Re: [PATCH RFC 05/12] time: Convert rtc_tm_to_time_unsafe() to rtc_tm_to_time() in rtc_hctosys()

From: Thomas Gleixner
Date: Mon Oct 27 2014 - 18:13:45 EST


On Mon, 27 Oct 2014, Thomas Gleixner wrote:

> On Mon, 27 Oct 2014, pang.xunlei wrote:
> > The kernel uses 32-bit signed value(time_t) for seconds since 1970-01-01:00:00:00, so it
> > will overflow at 2038-01-19 03:14:08 on 32-bit systems. We call this "2038 safety" issue.
>
> We really know that by now. No need to repeat that for every patch.
>
> > As part of addressing 2038 saftey for in-kernel uses, this patch creates no functional change
> > in existing users, and converts rtc_tm_to_time_unsafe() to rtc_tm_to_time() in rtc_hctosys().
>
> Please line break your changelogs properly.

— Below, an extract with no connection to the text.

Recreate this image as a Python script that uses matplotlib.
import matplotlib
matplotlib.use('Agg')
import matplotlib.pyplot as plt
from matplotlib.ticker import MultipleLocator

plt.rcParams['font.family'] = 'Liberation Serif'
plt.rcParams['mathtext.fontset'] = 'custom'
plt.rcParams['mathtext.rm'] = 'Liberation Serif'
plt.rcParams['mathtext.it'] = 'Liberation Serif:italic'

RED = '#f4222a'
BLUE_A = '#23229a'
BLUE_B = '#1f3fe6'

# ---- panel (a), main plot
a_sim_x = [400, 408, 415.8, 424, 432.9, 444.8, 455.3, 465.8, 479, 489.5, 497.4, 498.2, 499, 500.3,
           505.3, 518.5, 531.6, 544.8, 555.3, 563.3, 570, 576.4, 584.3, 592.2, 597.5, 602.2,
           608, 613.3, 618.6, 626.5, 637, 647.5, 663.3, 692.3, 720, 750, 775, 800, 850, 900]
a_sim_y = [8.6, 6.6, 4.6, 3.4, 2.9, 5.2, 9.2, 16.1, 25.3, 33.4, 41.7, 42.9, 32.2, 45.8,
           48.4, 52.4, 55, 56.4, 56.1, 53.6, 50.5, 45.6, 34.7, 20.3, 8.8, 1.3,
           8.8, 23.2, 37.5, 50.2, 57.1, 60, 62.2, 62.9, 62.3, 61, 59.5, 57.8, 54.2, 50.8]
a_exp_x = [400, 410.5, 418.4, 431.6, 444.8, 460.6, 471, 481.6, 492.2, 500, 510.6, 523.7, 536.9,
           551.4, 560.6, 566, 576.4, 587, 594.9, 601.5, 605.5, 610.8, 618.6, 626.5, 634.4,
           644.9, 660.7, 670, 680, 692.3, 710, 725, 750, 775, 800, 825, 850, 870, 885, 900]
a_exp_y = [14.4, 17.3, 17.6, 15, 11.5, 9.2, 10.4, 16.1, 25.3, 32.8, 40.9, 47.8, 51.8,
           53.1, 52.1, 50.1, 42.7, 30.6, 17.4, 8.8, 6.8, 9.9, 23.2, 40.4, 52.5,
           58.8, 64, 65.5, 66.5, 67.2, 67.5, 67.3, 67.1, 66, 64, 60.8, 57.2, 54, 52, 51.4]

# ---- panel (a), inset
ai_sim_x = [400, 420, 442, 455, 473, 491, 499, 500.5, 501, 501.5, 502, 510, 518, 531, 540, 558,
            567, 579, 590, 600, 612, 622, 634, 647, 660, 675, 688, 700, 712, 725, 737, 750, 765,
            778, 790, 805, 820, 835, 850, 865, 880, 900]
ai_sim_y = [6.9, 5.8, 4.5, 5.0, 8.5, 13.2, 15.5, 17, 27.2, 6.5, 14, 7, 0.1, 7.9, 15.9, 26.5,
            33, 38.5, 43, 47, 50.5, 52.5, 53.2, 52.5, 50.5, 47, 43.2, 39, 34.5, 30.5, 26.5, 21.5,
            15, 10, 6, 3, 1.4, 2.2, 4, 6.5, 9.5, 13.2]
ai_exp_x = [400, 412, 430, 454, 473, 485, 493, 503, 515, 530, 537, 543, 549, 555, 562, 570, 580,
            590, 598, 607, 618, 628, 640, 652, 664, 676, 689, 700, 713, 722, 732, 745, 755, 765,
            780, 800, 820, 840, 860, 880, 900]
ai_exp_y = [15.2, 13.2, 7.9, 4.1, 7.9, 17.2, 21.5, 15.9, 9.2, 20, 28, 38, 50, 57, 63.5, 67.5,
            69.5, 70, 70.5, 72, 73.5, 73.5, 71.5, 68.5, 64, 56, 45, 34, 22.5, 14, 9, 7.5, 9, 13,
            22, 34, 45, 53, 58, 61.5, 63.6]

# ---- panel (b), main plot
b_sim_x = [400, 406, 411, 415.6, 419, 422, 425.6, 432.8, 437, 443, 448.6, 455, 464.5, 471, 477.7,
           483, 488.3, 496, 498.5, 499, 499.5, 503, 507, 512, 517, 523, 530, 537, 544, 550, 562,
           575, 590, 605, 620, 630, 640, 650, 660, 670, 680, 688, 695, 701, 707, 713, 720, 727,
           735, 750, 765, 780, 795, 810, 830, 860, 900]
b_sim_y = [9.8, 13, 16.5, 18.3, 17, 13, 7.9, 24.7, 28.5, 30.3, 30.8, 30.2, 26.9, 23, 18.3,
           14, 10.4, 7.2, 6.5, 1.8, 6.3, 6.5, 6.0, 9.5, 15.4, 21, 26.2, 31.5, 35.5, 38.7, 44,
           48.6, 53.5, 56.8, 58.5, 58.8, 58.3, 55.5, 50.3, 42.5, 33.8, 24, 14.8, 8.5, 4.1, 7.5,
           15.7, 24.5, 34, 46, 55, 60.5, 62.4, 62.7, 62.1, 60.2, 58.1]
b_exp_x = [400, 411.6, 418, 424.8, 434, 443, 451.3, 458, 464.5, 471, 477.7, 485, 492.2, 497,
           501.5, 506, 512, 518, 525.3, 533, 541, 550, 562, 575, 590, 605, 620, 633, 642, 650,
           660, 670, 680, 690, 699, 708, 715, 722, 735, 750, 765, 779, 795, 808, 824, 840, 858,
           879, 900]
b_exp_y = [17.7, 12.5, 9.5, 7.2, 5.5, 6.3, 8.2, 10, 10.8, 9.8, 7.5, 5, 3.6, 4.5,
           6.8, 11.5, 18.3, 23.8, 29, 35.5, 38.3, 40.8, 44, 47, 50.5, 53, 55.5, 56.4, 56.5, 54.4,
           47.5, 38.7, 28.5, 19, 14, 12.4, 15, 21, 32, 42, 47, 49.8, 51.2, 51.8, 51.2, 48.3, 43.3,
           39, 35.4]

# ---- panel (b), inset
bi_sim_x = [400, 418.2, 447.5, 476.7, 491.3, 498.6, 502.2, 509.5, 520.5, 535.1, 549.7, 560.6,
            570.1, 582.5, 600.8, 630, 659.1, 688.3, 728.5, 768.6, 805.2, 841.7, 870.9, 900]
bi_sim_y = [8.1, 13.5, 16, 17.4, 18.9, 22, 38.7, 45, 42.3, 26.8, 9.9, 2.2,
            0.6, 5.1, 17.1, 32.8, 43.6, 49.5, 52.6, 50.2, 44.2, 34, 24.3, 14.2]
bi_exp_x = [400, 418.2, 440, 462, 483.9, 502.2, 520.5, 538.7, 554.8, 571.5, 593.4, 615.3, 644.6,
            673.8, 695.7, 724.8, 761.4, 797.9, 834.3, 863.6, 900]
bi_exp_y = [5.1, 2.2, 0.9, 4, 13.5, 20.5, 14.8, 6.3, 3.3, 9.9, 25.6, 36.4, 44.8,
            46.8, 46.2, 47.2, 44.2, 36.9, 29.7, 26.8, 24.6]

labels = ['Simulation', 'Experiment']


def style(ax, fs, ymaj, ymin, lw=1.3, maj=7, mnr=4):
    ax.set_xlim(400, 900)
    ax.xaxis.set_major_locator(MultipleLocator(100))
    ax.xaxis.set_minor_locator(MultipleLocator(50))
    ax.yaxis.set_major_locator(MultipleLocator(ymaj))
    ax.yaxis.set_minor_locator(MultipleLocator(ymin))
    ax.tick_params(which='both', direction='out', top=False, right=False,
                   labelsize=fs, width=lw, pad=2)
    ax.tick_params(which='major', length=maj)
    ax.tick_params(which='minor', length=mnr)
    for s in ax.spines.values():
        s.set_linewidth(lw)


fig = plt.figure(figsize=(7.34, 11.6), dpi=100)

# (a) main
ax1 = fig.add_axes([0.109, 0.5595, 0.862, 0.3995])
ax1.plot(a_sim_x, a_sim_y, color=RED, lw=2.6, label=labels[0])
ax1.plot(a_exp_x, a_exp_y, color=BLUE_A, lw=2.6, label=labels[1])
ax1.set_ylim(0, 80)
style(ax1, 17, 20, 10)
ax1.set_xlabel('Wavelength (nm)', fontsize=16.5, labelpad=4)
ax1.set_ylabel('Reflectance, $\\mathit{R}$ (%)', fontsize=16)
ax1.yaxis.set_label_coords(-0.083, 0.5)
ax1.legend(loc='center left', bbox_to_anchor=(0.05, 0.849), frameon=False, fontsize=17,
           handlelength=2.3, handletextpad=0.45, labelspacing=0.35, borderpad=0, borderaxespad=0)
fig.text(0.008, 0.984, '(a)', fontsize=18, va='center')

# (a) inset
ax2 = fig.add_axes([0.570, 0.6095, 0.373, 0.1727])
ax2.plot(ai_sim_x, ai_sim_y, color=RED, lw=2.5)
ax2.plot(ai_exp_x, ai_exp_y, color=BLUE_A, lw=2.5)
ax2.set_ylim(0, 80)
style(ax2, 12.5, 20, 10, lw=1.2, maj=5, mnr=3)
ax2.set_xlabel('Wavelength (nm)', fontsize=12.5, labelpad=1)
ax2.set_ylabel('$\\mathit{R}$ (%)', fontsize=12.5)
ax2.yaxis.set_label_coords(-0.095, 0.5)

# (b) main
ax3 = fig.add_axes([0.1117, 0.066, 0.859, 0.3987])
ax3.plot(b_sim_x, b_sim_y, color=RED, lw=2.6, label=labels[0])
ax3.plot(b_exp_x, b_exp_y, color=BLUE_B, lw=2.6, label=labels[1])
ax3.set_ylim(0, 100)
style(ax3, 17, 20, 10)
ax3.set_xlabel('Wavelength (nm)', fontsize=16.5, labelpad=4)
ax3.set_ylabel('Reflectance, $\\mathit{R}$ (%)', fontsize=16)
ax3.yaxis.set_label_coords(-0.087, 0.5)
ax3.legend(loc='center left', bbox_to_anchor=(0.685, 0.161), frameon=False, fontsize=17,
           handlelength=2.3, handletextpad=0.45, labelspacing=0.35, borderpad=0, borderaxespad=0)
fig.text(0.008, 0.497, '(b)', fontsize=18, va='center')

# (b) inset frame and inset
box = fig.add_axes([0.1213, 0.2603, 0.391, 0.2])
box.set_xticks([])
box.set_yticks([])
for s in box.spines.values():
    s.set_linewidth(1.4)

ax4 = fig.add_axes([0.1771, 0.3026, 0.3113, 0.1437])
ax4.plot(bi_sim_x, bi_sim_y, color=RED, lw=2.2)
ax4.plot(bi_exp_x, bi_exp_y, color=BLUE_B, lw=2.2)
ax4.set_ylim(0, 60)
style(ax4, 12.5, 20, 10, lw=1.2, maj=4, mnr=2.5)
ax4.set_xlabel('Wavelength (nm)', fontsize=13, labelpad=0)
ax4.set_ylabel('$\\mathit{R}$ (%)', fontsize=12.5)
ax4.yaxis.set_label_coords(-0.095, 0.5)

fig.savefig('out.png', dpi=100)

That's how it should look
> like:
>
> > As part of addressing 2038 saftey for in-kernel uses, this patch
> > creates no functional change in existing users, and converts
> > rtc_tm_to_time_unsafe() to rtc_tm_to_time() in rtc_hctosys().
>
> Can you spot the difference?
>
> > @@ -26,9 +26,10 @@ static int __init rtc_hctosys(void)
> > {
> > int err = -ENODEV;
> > struct rtc_time tm;
> > - struct timespec tv = {
> > + struct timespec64 tv = {
> > .tv_nsec = NSEC_PER_SEC >> 1,
> > };
> > + struct timespec ts32;
>
> So this is exactly why I dislike this whole flag day conversion
> thing. If you add
>
> rtc_tm_to_time64()
> do_settimeofday64()
>
> in the first place, you can convert the whole function in one go
> without introducing intermediate variables which then need to be
> undone later again.

Aside of that ts32 is a complete misnomer because on 64 bit struct
timespec already has a 64bit seconds representation.